= Barbara Meislin =

American author and singer

Barbara Meislin (known as the Purple Lady of Tiburon) is an American author and singer, known in the town of Tiburon, California, for her devotion to things colored purple.

==Biography==

Meislin was born to a single mother in Newark, New Jersey, in approximately 1936. She trained as a teacher at Hunter College, taught high school and adult education French and Spanish in Tiburon. After learning guitar as an adult she became an "accomplished" singer, taught the instrument at Dominican College, had a radio show on KQED playing French music, and played local restaurants, singing in French, Hebrew, and English. She divorced her husband, Jerry Meislin, on amicable terms in 1982.
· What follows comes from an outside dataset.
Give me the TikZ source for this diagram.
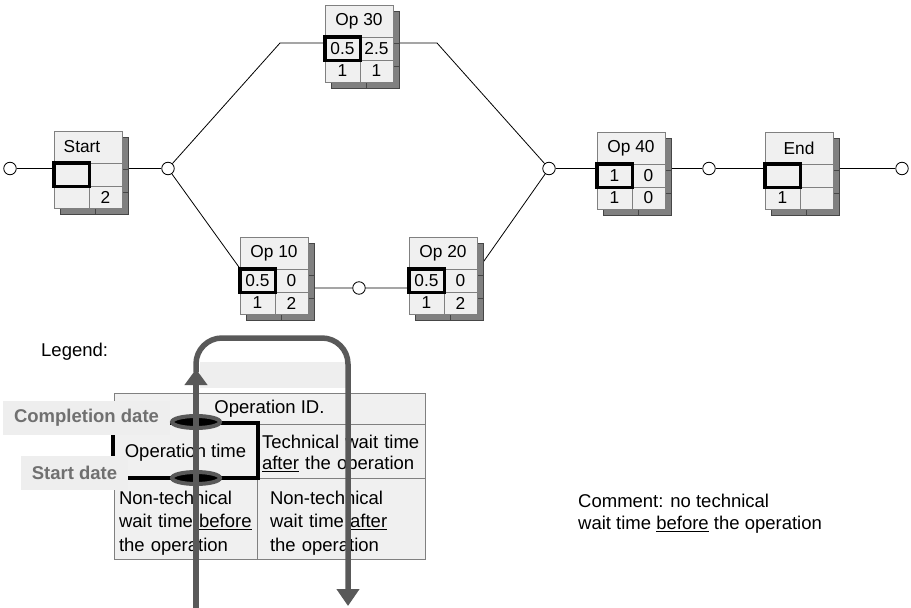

In October 2009, the large purple house where she had lived for 43 years, a local landmark, burned down.

==Career==
She wrote and self-published the book, No One Can Ever Steal Your Rainbow, as well as a song by that name, on the occasion of the death of her daughter, Lori, from a rare childhood virus. The title was taken from a comment by her rabbi, who was consoling her after her purple mailbox was stolen (it was later returned). The book was later adapted as a ballet that premiered at the Marin Dance Theater.

==Charitable work==
Meislin is also known for her charitable work. She has supported the construction of a hospice library, a "Purple Playground of Friendship" for both Jewish and Palestinian children in Neve Shalom / Wahat al-Salam near Latrun, Israel, a "Positively Purple for the Breast Cancer" fashion show and fundraiser, She also donated a gazebo for a local park.